Lighting – Connecting a Modern Dimmer to a Two-Wire Junction Box

junction-boxlighting

I just bought two "smart" dimmers to replace some older ones. We have two different ceiling fixtures. The old switches only had two terminals, and both switches were tied together on one of the terminals.

The new dimmers have "hot", "load", "neutral", and "ground". I'm pretty sure we don't have grounded anything in this house (it's old) so I can just ignore that, but I can't figure out what to do with the others. It also doesn't help that all the wires in the junction box are red.

There are a total of 3 wires in the box, two on the top (presumably one each to each ceiling fixture) and one from the bottom.

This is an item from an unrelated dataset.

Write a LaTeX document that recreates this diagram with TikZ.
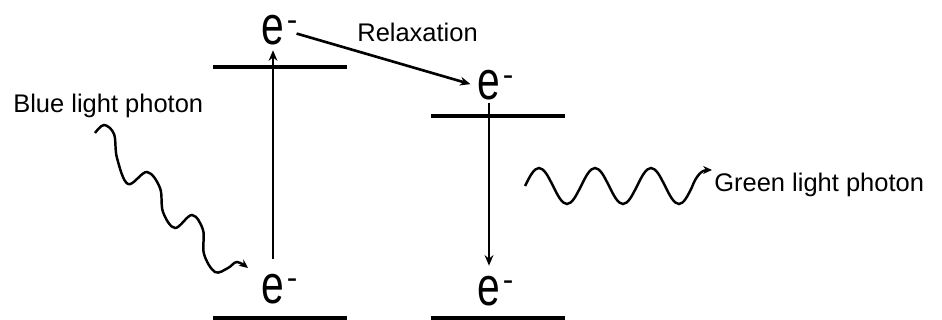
\documentclass[tikz,border=0pt]{standalone}
\usepackage{fontspec}
\setmainfont{Liberation Sans}
\usepackage{graphicx}
\usepackage{tikz}
\usetikzlibrary{arrows.meta, calc}

\begin{document}
\begin{tikzpicture}[
    x=0.02cm, y=-0.02cm,
    level/.style={line width=2pt},
    arrow/.style={-{Stealth[length=6pt, width=5pt]}, line width=1.5pt},
    photon/.style={-{Stealth[length=5pt, width=4.5pt]}, line width=1.4pt},
    elec/.style={inner sep=1pt, font=\fontsize{31}{31}\selectfont, anchor=base},
    minus/.style={font=\fontsize{18}{18}\selectfont, inner sep=0pt, anchor=north west, yshift=-4pt},
    lbl/.style={font=\fontsize{14.5}{17}\selectfont, inner sep=0pt, anchor=base west}
  ]
    \useasboundingbox (0,0) rectangle (942,320);

    % Energy levels
    \draw[level] (213,67) -- (347,67);
    \draw[level] (213,318) -- (347,318);
    \draw[level] (431,116) -- (565,116);
    \draw[level] (431,318) -- (565,318);

    % Electrons
    \node[elec, label={[minus]north east:-}] (eTopL) at (273,45) {\scalebox{0.75}[1]{e}};
    \node[elec, label={[minus]north east:-}] (eLowL) at (273,303) {\scalebox{0.75}[1]{e}};
    \node[elec, label={[minus]north east:-}] (eUpR) at (489,100) {\scalebox{0.75}[1]{e}};
    \node[elec, label={[minus]north east:-}] (eLowR) at (489,305) {\scalebox{0.75}[1]{e}};

    % Transitions
    \draw[arrow, shorten <=7pt, shorten >=1.5pt] (eLowL.north) -- (eTopL.south);
    \draw[arrow, shorten <=6pt, shorten >=3pt] (eTopL.east) -- (eUpR.west);
    \draw[arrow, shorten >=4.5pt] (eUpR.south) -- (eLowR.north);

    % Labels
    \node[lbl] (relax) at (357,42) {Relaxation};
    \node[lbl] (blue) at (13,113) {Blue light photon};
    \node[lbl] (green) at (714,192) {Green light photon};

    % Photons
    \draw[photon] plot[smooth, tension=0.6] coordinates {(95,133) (104,125) (114,134) (117,158) (128,184) (147,172) (160,188) (163,212) (175,228) (192,215) (203,230) (204,254) (215,272) (228,268) (237,262) (248,268)};
    \coordinate (gEnd) at (712,170);
    \draw[photon] (525,186) sin (539,168) cos (553,186) sin (567,204) cos (581,186)
      sin (595,168) cos (609,186) sin (623,204) cos (637,186)
      sin (651,168) cos (665,186) sin (679,204) cos (692,187)
      .. controls (696,176) and (702,170) .. (gEnd);
  \end{tikzpicture}
\end{document}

How do I connect two dimmers with a total count of 8 terminals to 3 wires, as shown below?

pic of inside of box

Best Answer

Your dimmer is not compatible with your wiring

Your house appears to be wired in late-stage knob-and-tube, with only the hot wires (incoming and outgoing) present in the box and the neutral bypassing it. As a result, you do not have a neutral in the box, which is what your dimmers require to power all the "smart" electronics inside them. You'll either need to use a "smart" dimmer that trickles power through the load, such as the no-neutral version of the Lutron Caseta (and perhaps LUT-MLCs in the fixtures to keep your lightbulbs from glowing or flickering due to that trickle of power), or have the neutral rerouted into the box, which'll require an electrician who's familiar with knob-and-tube stuff.